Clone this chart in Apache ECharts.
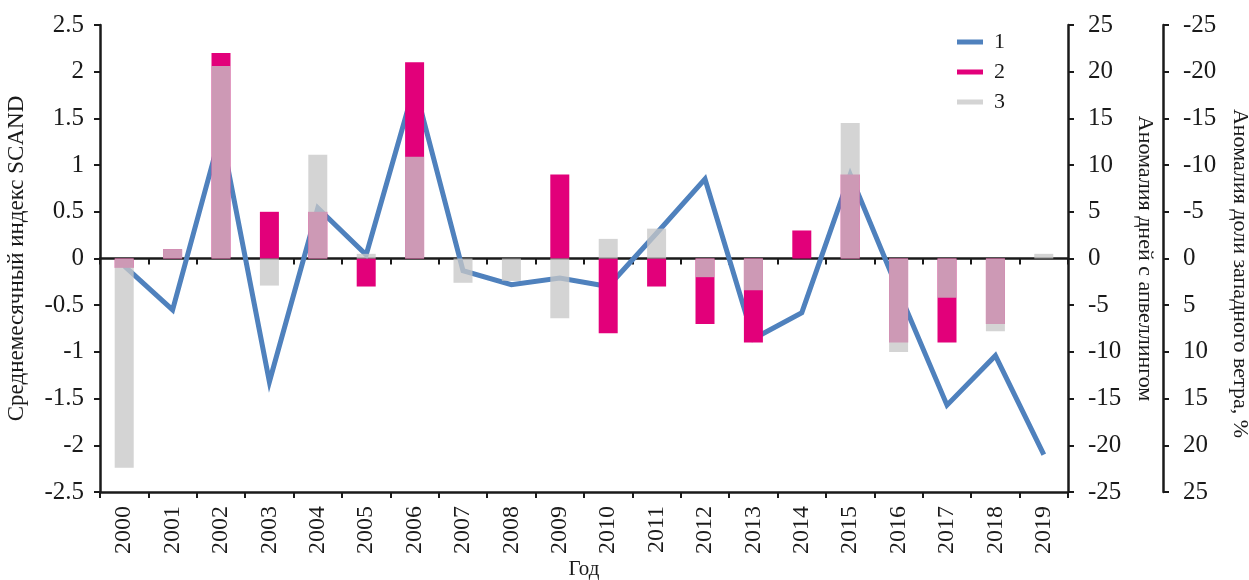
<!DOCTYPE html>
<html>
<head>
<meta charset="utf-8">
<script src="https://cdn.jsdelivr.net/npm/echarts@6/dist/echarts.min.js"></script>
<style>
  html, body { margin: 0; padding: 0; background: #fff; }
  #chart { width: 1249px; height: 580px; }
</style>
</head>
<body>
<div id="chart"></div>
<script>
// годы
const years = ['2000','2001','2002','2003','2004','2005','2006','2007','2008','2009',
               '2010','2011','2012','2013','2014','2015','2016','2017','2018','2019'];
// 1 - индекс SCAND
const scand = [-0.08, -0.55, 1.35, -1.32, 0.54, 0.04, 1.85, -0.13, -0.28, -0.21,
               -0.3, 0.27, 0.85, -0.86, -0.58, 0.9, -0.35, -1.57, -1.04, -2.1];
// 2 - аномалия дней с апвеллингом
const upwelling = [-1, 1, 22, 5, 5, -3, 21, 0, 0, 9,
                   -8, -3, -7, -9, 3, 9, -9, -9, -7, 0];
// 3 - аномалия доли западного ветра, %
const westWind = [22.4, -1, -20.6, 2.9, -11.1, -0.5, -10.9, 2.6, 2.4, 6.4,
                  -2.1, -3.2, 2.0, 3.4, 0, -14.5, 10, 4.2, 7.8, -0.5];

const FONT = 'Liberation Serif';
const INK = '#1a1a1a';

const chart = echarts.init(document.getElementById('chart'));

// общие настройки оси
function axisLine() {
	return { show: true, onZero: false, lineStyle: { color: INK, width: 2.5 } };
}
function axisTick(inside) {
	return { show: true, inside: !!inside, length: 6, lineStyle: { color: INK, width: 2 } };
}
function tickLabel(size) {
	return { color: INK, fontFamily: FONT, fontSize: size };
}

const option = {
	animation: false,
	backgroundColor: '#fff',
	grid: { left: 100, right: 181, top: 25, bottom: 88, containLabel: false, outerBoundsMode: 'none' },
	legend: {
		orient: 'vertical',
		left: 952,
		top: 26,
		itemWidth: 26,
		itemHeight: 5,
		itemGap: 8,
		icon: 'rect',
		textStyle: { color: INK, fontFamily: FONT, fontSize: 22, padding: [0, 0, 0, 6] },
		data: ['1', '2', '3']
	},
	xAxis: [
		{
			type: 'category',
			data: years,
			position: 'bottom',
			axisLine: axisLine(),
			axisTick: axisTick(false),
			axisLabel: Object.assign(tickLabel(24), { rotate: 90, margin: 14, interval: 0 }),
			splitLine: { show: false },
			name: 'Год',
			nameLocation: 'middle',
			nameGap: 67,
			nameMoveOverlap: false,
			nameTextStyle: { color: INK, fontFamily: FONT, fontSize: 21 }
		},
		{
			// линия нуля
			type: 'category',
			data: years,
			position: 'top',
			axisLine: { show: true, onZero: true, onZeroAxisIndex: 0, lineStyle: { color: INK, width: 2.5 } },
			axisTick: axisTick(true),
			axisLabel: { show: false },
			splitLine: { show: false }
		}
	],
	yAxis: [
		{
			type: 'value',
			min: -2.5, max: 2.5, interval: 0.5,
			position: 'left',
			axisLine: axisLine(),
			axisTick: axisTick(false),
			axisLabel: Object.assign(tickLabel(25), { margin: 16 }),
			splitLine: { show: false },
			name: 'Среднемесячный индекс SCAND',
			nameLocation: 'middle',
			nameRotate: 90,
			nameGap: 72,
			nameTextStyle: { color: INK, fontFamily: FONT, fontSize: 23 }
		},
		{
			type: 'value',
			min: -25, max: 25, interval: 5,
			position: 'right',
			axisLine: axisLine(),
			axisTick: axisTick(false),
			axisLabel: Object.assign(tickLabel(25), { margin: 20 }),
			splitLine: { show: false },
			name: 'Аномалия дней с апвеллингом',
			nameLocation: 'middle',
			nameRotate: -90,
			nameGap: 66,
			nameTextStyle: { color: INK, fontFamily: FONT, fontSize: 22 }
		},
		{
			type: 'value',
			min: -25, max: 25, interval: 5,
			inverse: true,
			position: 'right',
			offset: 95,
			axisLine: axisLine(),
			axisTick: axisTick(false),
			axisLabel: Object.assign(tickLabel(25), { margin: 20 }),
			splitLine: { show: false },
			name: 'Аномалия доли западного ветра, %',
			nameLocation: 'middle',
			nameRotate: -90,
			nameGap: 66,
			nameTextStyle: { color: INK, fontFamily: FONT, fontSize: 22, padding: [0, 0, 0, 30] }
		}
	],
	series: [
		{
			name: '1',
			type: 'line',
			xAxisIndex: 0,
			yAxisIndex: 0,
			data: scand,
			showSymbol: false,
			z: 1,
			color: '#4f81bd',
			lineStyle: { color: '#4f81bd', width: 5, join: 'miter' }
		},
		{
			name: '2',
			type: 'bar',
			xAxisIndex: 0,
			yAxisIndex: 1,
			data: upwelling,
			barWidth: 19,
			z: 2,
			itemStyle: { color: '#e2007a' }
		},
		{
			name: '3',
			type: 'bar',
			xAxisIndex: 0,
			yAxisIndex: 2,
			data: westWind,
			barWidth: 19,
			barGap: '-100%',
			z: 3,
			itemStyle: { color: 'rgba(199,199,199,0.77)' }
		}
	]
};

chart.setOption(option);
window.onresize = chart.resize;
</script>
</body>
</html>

◆ ◆ ◆ ◆ ◆

● Exercise brief
Skip the pictures, then retype every line above exactly.

● Solution to the problem
Clone this chart in Apache ECharts.
<!DOCTYPE html>
<html>
<head>
<meta charset="utf-8">
<script src="https://cdn.jsdelivr.net/npm/echarts@6/dist/echarts.min.js"></script>
<style>
  html, body { margin: 0; padding: 0; background: #fff; }
  #chart { width: 1249px; height: 580px; }
</style>
</head>
<body>
<div id="chart"></div>
<script>
// годы
const years = ['2000','2001','2002','2003','2004','2005','2006','2007','2008','2009',
               '2010','2011','2012','2013','2014','2015','2016','2017','2018','2019'];
// 1 - индекс SCAND
const scand = [-0.08, -0.55, 1.35, -1.32, 0.54, 0.04, 1.85, -0.13, -0.28, -0.21,
               -0.3, 0.27, 0.85, -0.86, -0.58, 0.9, -0.35, -1.57, -1.04, -2.1];
// 2 - аномалия дней с апвеллингом
const upwelling = [-1, 1, 22, 5, 5, -3, 21, 0, 0, 9,
                   -8, -3, -7, -9, 3, 9, -9, -9, -7, 0];
// 3 - аномалия доли западного ветра, %
const westWind = [22.4, -1, -20.6, 2.9, -11.1, -0.5, -10.9, 2.6, 2.4, 6.4,
                  -2.1, -3.2, 2.0, 3.4, 0, -14.5, 10, 4.2, 7.8, -0.5];

const FONT = 'Liberation Serif';
const INK = '#1a1a1a';

const chart = echarts.init(document.getElementById('chart'));

// общие настройки оси
function axisLine() {
	return { show: true, onZero: false, lineStyle: { color: INK, width: 2.5 } };
}
function axisTick(inside) {
	return { show: true, inside: !!inside, length: 6, lineStyle: { color: INK, width: 2 } };
}
function tickLabel(size) {
	return { color: INK, fontFamily: FONT, fontSize: size };
}

const option = {
	animation: false,
	backgroundColor: '#fff',
	grid: { left: 100, right: 181, top: 25, bottom: 88, containLabel: false, outerBoundsMode: 'none' },
	legend: {
		orient: 'vertical',
		left: 952,
		top: 26,
		itemWidth: 26,
		itemHeight: 5,
		itemGap: 8,
		icon: 'rect',
		textStyle: { color: INK, fontFamily: FONT, fontSize: 22, padding: [0, 0, 0, 6] },
		data: ['1', '2', '3']
	},
	xAxis: [
		{
			type: 'category',
			data: years,
			position: 'bottom',
			axisLine: axisLine(),
			axisTick: axisTick(false),
			axisLabel: Object.assign(tickLabel(24), { rotate: 90, margin: 14, interval: 0 }),
			splitLine: { show: false },
			name: 'Год',
			nameLocation: 'middle',
			nameGap: 67,
			nameMoveOverlap: false,
			nameTextStyle: { color: INK, fontFamily: FONT, fontSize: 21 }
		},
		{
			// линия нуля
			type: 'category',
			data: years,
			position: 'top',
			axisLine: { show: true, onZero: true, onZeroAxisIndex: 0, lineStyle: { color: INK, width: 2.5 } },
			axisTick: axisTick(true),
			axisLabel: { show: false },
			splitLine: { show: false }
		}
	],
	yAxis: [
		{
			type: 'value',
			min: -2.5, max: 2.5, interval: 0.5,
			position: 'left',
			axisLine: axisLine(),
			axisTick: axisTick(false),
			axisLabel: Object.assign(tickLabel(25), { margin: 16 }),
			splitLine: { show: false },
			name: 'Среднемесячный индекс SCAND',
			nameLocation: 'middle',
			nameRotate: 90,
			nameGap: 72,
			nameTextStyle: { color: INK, fontFamily: FONT, fontSize: 23 }
		},
		{
			type: 'value',
			min: -25, max: 25, interval: 5,
			position: 'right',
			axisLine: axisLine(),
			axisTick: axisTick(false),
			axisLabel: Object.assign(tickLabel(25), { margin: 20 }),
			splitLine: { show: false },
			name: 'Аномалия дней с апвеллингом',
			nameLocation: 'middle',
			nameRotate: -90,
			nameGap: 66,
			nameTextStyle: { color: INK, fontFamily: FONT, fontSize: 22 }
		},
		{
			type: 'value',
			min: -25, max: 25, interval: 5,
			inverse: true,
			position: 'right',
			offset: 95,
			axisLine: axisLine(),
			axisTick: axisTick(false),
			axisLabel: Object.assign(tickLabel(25), { margin: 20 }),
			splitLine: { show: false },
			name: 'Аномалия доли западного ветра, %',
			nameLocation: 'middle',
			nameRotate: -90,
			nameGap: 66,
			nameTextStyle: { color: INK, fontFamily: FONT, fontSize: 22, padding: [0, 0, 0, 30] }
		}
	],
	series: [
		{
			name: '1',
			type: 'line',
			xAxisIndex: 0,
			yAxisIndex: 0,
			data: scand,
			showSymbol: false,
			z: 1,
			color: '#4f81bd',
			lineStyle: { color: '#4f81bd', width: 5, join: 'miter' }
		},
		{
			name: '2',
			type: 'bar',
			xAxisIndex: 0,
			yAxisIndex: 1,
			data: upwelling,
			barWidth: 19,
			z: 2,
			itemStyle: { color: '#e2007a' }
		},
		{
			name: '3',
			type: 'bar',
			xAxisIndex: 0,
			yAxisIndex: 2,
			data: westWind,
			barWidth: 19,
			barGap: '-100%',
			z: 3,
			itemStyle: { color: 'rgba(199,199,199,0.77)' }
		}
	]
};

chart.setOption(option);
window.onresize = chart.resize;
</script>
</body>
</html>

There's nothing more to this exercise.